Puzder also told Business Insider he was interested in exploring how to use automated technology to lower labor costs. "With government driving up the cost of labor, it's driving down the number of jobs," Puzder said in a March interview.

Pudzer has strongly spoken out against government "over-regulation" and has praised and promoted Trump as a future president who would push de-regulation of the restaurant industry. “President-elect Trump has called for an immediate halt to all new federal regulations and a very thorough agency-level review of previous regulations to see which need to be scrapped,” Pudzer said when speaking at a Restaurant Finance & Development Conference, reported USA Today. “We’ve reached the point where over-regulation is doing meaningful damage to our businesses."

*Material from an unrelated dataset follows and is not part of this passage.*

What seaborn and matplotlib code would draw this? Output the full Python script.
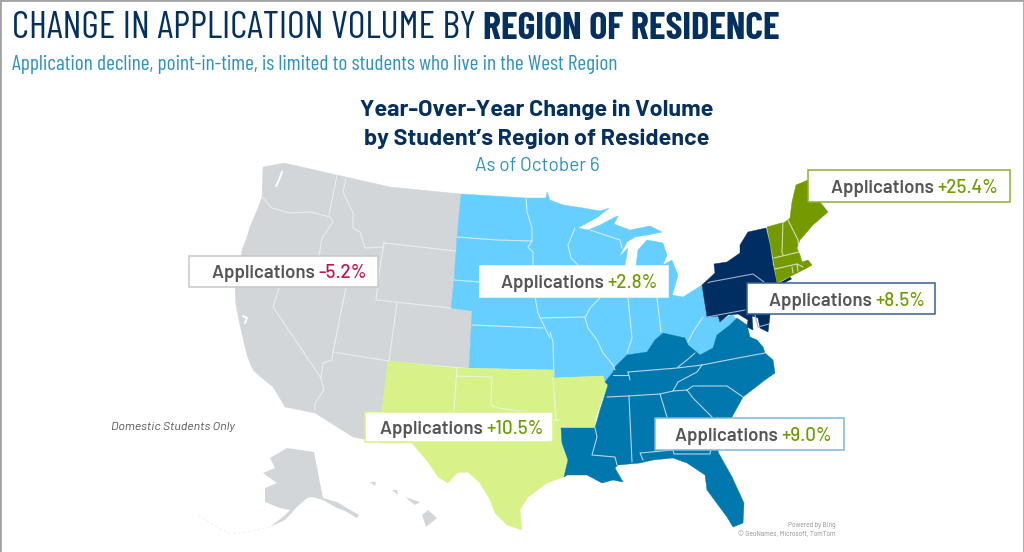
#!/usr/bin/env python3
import matplotlib
matplotlib.use("Agg")
import matplotlib.pyplot as plt
from matplotlib.patches import Rectangle
import pandas as pd
import seaborn as sns

# region figures
regions = ["West", "Midwest", "South Central", "Southeast", "Mid Atlantic", "New England"]
app_change = [-5.2, 2.8, 10.5, 9.0, 8.5, 25.4]
region_colors = ["#d3d6d9", "#66cfff", "#d8f28a", "#0077ad", "#002d62", "#759a00"]
box_edges = ["#c8c8c8", "#ffffff", "#d8f28a", "#7ab8d6", "#3a5f90", "#8fb030"]

# outlines, in image pixels
west = [(263,167),(284,163),(337,175),(390,187),(461,194),(457,237),(454,280),(451,308),(472,311),(469,368),
        (388,361),(382,410),(379,441),(363,439),(353,437),(315,413),(285,407),(278,395),(273,387),(262,378),(253,370),
        (248,358),(245,347),(240,325),(236,305),(235,290),(240,265),(242,250),(247,237),(250,227),(258,208),(262,197)]
midwest = [(461,194),(526,198),(546,198),(547,192),(550,200),(563,205),(583,208),(600,211),(609,208),(598,217),
           (578,228),(588,230),(600,225),(615,217),(618,216),(614,224),(630,230),(650,226),(662,232),(648,235),
           (635,237),(627,242),(619,257),(628,248),(625,265),(622,295),(628,297),(633,290),(636,265),(638,250),
           (647,240),(663,243),(667,255),(663,265),(672,260),(678,275),(673,293),(672,295),(683,297),(702,285),
           (707,317),(718,316),(720,322),(732,314),(737,320),(730,325),(717,335),(713,348),(700,355),(688,345),
           (685,338),(663,333),(655,340),(647,352),(627,355),(615,367),(613,372),(605,382),(603,376),(553,378),
           (553,370),(469,368),(472,311),(451,308),(454,280),(457,237)]
south_central = [(388,361),(457,368),(553,370),(553,378),(603,376),(605,382),(610,383),(603,397),(596,417),(595,428),
                 (561,428),(562,443),(568,460),(564,477),(547,483),(528,497),(520,510),(522,530),(507,525),(495,513),
                 (490,500),(480,483),(468,472),(457,473),(448,483),(438,477),(428,462),(412,443),(379,443),(382,410)]
southeast = [(561,428),(595,428),(600,410),(608,385),(605,382),(613,372),(615,367),(627,355),(647,352),(655,340),
             (663,333),(685,338),(688,345),(700,355),(713,348),(717,335),(730,325),(737,318),(747,325),(750,337),
             (757,340),(763,347),(765,353),(773,360),(775,373),(765,380),(743,397),(732,417),(722,435),(718,452),
             (732,477),(744,503),(743,523),(733,527),(727,517),(707,490),(705,475),(687,463),(673,458),(653,460),
             (640,463),(618,465),(615,468),(623,482),(613,480),(602,483),(587,475),(567,475),(564,477),(568,460),
             (562,443)]
mid_atlantic = [(702,285),(715,273),(714,264),(727,262),(740,253),(740,245),(748,232),(766,228),(770,245),(773,265),
                (777,283),(777,300),(770,315),(768,332),(760,328),(758,318),(752,316),(753,330),(747,327),(748,320),
                (738,314),(728,315),(720,322),(718,316),(707,317)]
new_england = [(767,227),(785,222),(790,218),(792,202),(796,185),(808,180),(820,180),(820,202),(828,212),(813,225),
               (800,240),(797,248),(800,255),(802,262),(808,260),(812,265),(807,268),(797,273),(777,283),(773,258)]
alaska = [(270,458),(287,448),(314,452),(323,498),(337,502),(352,511),(359,515),(357,518),(345,511),(337,508),(323,500),
          (312,497),(307,498),(297,507),(285,520),(270,527),(284,516),(290,510),(280,508),(265,502),(265,488),
          (277,483),(263,473),(275,468)]
hawaii = [[(422,515),(428,510),(437,518),(426,527)],
          [(405,497),(420,502),(415,505)],
          [(392,490),(397,490),(398,495)],
          [(370,482),(376,482),(375,486)]]
long_island = [(779,283),(790,277),(792,279),(781,285)]
region_shapes = [west, midwest, south_central, southeast, mid_atlantic, new_england]

state_lines = [
    # west
    [(262,197),(272,208),(290,213),(310,212),(330,217)],
    [(337,175),(329,215)],
    [(330,217),(333,222),(322,238),(318,262)],
    [(346,178),(343,192),(353,213),(353,228),(360,232),(365,248),(383,247)],
    [(384,243),(456,251)],
    [(384,243),(380,267),(376,300),(451,308)],
    [(397,303),(389,361)],
    [(333,352),(389,361)],
    [(346,287),(333,352)],
    [(279,288),(273,307),(321,378)],
    [(333,352),(332,360),(323,363),(321,378)],
    [(321,378),(324,390),(315,403),(315,410)],
    # midwest
    [(457,237),(497,240),(532,241)],
    [(526,198),(527,212),(532,228),(532,241),(528,247),(533,252),(533,265)],
    [(454,280),(480,282)],
    [(472,325),(543,328)],
    [(535,297),(538,313),(545,328),(550,338)],
    [(550,332),(553,342),(554,377)],
    [(541,318),(585,317)],
    [(575,228),(568,245),(571,258),(578,265)],
    [(590,230),(620,240),(622,248)],
    [(600,298),(590,308),(585,318)],
    [(585,318),(588,328),(597,340),(603,353),(613,365),(615,370)],
    [(628,298),(632,338),(627,353)],
    [(657,298),(661,332)],
    [(703,317),(693,332),(688,342)],
    # south central
    [(457,368),(454,410)],
    [(456,376),(492,377),(491,405),(498,408),(527,412),(555,420),(560,420)],
    [(553,378),(556,420)],
    # southeast
    [(628,372),(677,368),(702,365),(738,358),(765,353)],
    [(613,375),(628,375)],
    [(628,372),(630,380)],
    [(607,397),(628,396),(660,394),(673,391),(687,390)],
    [(702,365),(697,372),(678,382),(673,391)],
    [(695,353),(687,360),(678,367)],
    [(687,390),(693,386),(713,386),(727,386),(743,397)],
    [(687,390),(693,398),(712,417)],
    [(629,396),(632,462)],
    [(660,394),(667,417)],
    [(643,460),(640,453),(673,450),(674,454),(710,454),(711,448)],
    [(617,465),(615,457),(592,455),(597,437),(595,428)],
    # new england
    [(783,220),(782,252),(783,255)],
    [(787,218),(798,240),(799,250)],
    [(774,258),(799,252)],
    [(775,269),(797,264),(803,267)],
    [(792,267),(793,273)],
    [(797,264),(798,271)],
]
navy_lines = [
    [(708,283),(710,282),(753,274),(764,282)],
    [(707,317),(745,310)],
    [(755,315),(758,327),(769,324)],
]
water_lines = [
    [(282,172),(279,180),(276,186)],
    [(243,316),(247,318),(245,323)],
]
aleutians = [[(270,527),(247,532),(230,534),(197,515)]]

title_font = ["Barlow Condensed", "Roboto", "DejaVu Sans"]
body_font = ["Barlow", "Roboto", "DejaVu Sans"]

sns.set_theme(style="white")


def lines_frame(lines):
    rows = []
    for k, line in enumerate(lines):
        for x, y in line:
            rows.append({"line": k, "x": x, "y": y})
    return pd.DataFrame(rows)


fig = plt.figure(figsize=(10.24, 5.52), dpi=100)
ax = fig.add_axes([0, 0, 1, 1])

palette = sns.color_palette(region_colors)
for shape, color in zip(region_shapes, palette):
    xs, ys = zip(*shape)
    ax.fill(xs, ys, color=color, lw=0.3, zorder=1)
for shape in [alaska] + hawaii:
    xs, ys = zip(*shape)
    ax.fill(xs, ys, color=palette[0], lw=0, zorder=1)
xs, ys = zip(*long_island)
ax.fill(xs, ys, color=palette[4], lw=0, zorder=1)

sns.lineplot(data=lines_frame(state_lines), x="x", y="y", units="line", estimator=None, sort=False,
             color="#f2f5f6", lw=0.8, alpha=0.75, ax=ax, zorder=2, legend=False)
sns.lineplot(data=lines_frame(navy_lines), x="x", y="y", units="line", estimator=None, sort=False,
             color="#9db0c6", lw=0.8, ax=ax, zorder=2, legend=False)
sns.lineplot(data=lines_frame(water_lines), x="x", y="y", units="line", estimator=None, sort=False,
             color="white", lw=1.4, ax=ax, zorder=2, legend=False)
sns.lineplot(data=lines_frame(aleutians), x="x", y="y", units="line", estimator=None, sort=False,
             color="#eceef0", lw=0.6, ls=(0, (3, 3)), ax=ax, zorder=1, legend=False)

ax.set_xlim(0, 1024)
ax.set_ylim(552, 0)
ax.set_xlabel("")
ax.set_ylabel("")
ax.set_xticks([])
ax.set_yticks([])
for s in ax.spines.values():
    s.set_color("#a3a3a3")
    s.set_linewidth(2)
ax.spines["bottom"].set_visible(False)

# headings
navy = "#04305f"
blue = "#2e92bd"
t1 = ax.text(12, 38, "CHANGE IN APPLICATION VOLUME BY ", family=title_font, fontsize=27.5, color=navy, va="baseline")
ax.annotate("REGION OF RESIDENCE", xy=(1, 0), xycoords=t1, va="bottom", family=title_font, fontweight="bold",
            fontsize=27.5, color=navy)
ax.text(12, 70, "Application decline, point-in-time, is limited to students who live in the West Region",
        family=title_font, fontsize=15.4, color=blue, va="baseline")
ax.text(537, 116, "Year-Over-Year Change in Volume", family=body_font, fontweight="bold", fontsize=16.8,
        color=navy, ha="center", va="baseline")
ax.text(537, 145, "by Student\u2019s Region of Residence", family=body_font, fontweight="bold", fontsize=16.8,
        color=navy, ha="center", va="baseline")
ax.text(537, 171, "As of October 6", family=body_font, fontsize=13.6, color=blue, ha="center", va="baseline")

# callouts
box_x = [189, 480, 365, 655, 747, 808]
box_y = [256, 266, 412, 418, 283, 170]
box_w = [189, 188, 188, 189, 188, 202]
box_h = [31, 31, 30, 32, 31, 32]
text_x = [212, 501, 380, 675, 769, 831]
for i in range(len(regions)):
    ax.add_patch(Rectangle((box_x[i], box_y[i]), box_w[i], box_h[i], fc="white", ec=box_edges[i], lw=1.1, zorder=3))
    val_color = "#c2134f" if app_change[i] < 0 else "#6f9a00"
    yc = box_y[i] + box_h[i] / 2 + 7
    lab = ax.text(text_x[i], yc, "Applications ", family=body_font, fontweight="semibold", fontsize=13.4,
                  color="#555555", va="baseline", zorder=4)
    ax.annotate(f"{app_change[i]:+.1f}%", xy=(1, 0), xycoords=lab, va="bottom", family=body_font,
                fontweight="medium", fontsize=13.6, color=val_color, zorder=4)

ax.text(111, 430, "Domestic Students Only", family=body_font, style="italic", fontsize=8.9, color="#555555", va="baseline")
ax.text(836, 527, "Powered by Bing", family=body_font, fontsize=4.8, color="#8a8a8a", ha="right", va="baseline")
ax.text(836, 536, "\u00a9 GeoNames, Microsoft, TomTom", family=body_font, fontsize=4.8, color="#8a8a8a", ha="right", va="baseline")

fig.savefig("out.png", dpi=100)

Should Trump officially nominate Pudzer and he be confirmed, he would "arguably have less experience in government than any labor secretary since the early 1980s, when President Ronald Reagan appointed a longtime construction executive named Raymond J. Donovan," the New York Times Noam Scheiber and Maggie Haberman noted. That might be fitting, though, since Trump is arguably the president with the least experience in government in nearly a century.